On Wed, 6 Feb 2008, Doug Henwood wrote:


> People compare BHO with Reagan. But with Reagan, there was some actual
> political substance behind his slick exterior. You knew pretty much what he
> stood for, and what he was likely to do. It was a coherent ideology presented
> at a historically propitious moment.

Yes and no. Reagan's ideology was certainly clear -- it was the John Birch ideology he'd had since the John Birch society was born. But when he got into office, that wasn't what he did. He vastly increased the size of government and signed SALT treaties with the Soviet Union -- the two main things he was supposed to be against.

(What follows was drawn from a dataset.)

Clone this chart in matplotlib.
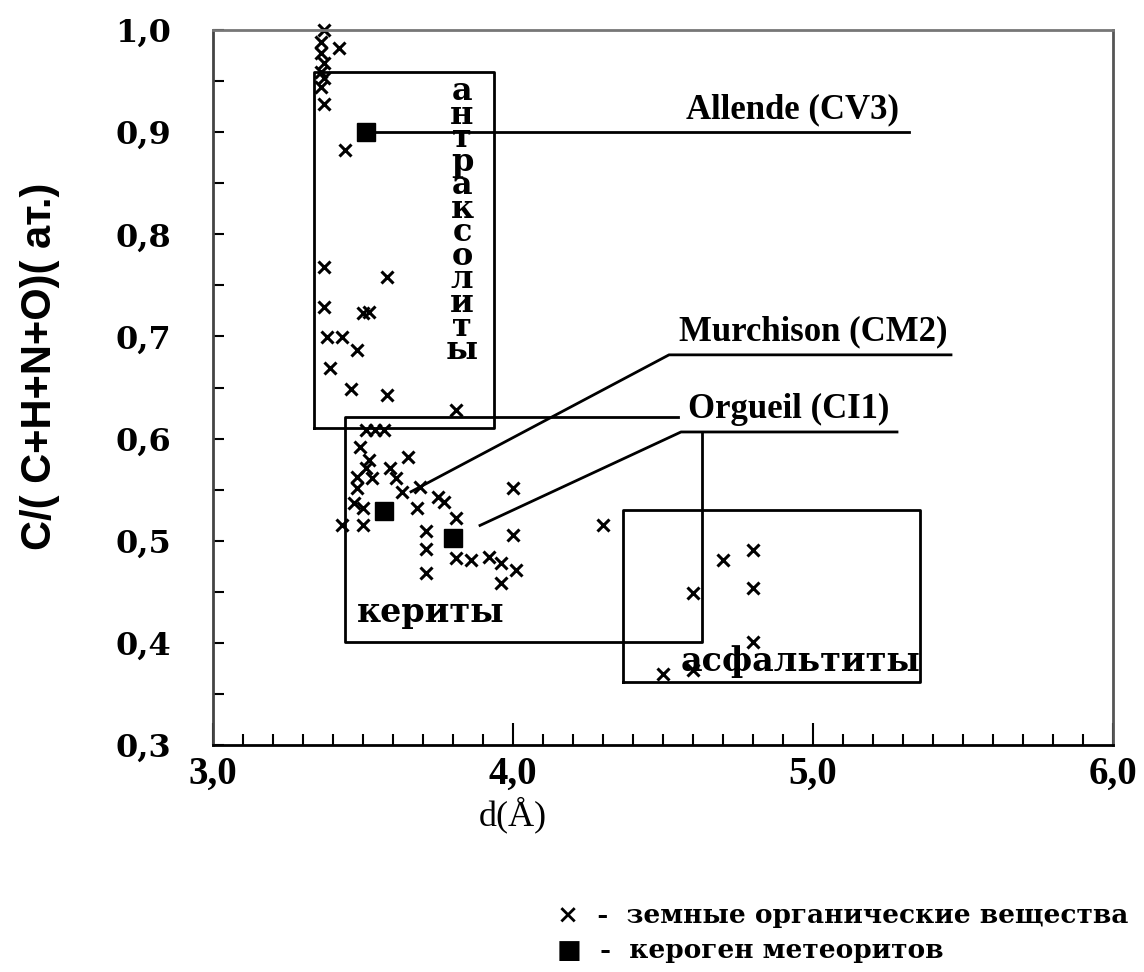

Mind you, he did lots and lots of lots of awful things. But they mostly weren't the things he campaigned on or the things that represented his principles. They were rather the things the people swarming around him put into action under his name. And were able to put those policies into action because once he said anything in his inimitable way, it was imbued with an aura of trustworthiness.

Reagan also used the mind-fogging powers of his charisma to completely unman people who would otherwise have opposed those policies, thereby solidifying his party. A good example is the nomination of Sandra Day O'Connor to the court. Jerry Falwell and the Moral Majority were at the noon of their power then and fully arrayed to swoop down and crush her. And Reagan called him up and said "I'm appointing a lady to the court. You don't know her because nobody knows her. But I want you to trust me on this." And Jerry just melted in a pool of schwarm.

And this use of Reagan's personna as a cover for policies hatched elsewhere became only more pronounced in his second term when he was about as distant from policy-making as a man with Alzheimer's can be.

So I wouldn't worry about the emptiness of Obama's message. That is inherent to charismatic rhetoric, and it's got lots of uses, not least of which is the power to mobilize support and frustrate critics to advance any policy you want.

I would worry more about the content. To the extent Obama's message is empty, it will be filled with the activists and think tanks of the Democrat party, and his charismatic contribution will simply be to make them more successful in dominating their Republican enemies. (Cet par of course -- it could be cancelled out or worse if his team is inept in the trenches of legislative detail and infighting.)

I worry more about when he does have content. Like having Samatha Power as an advisor. Or saying we should bomb Pakistan.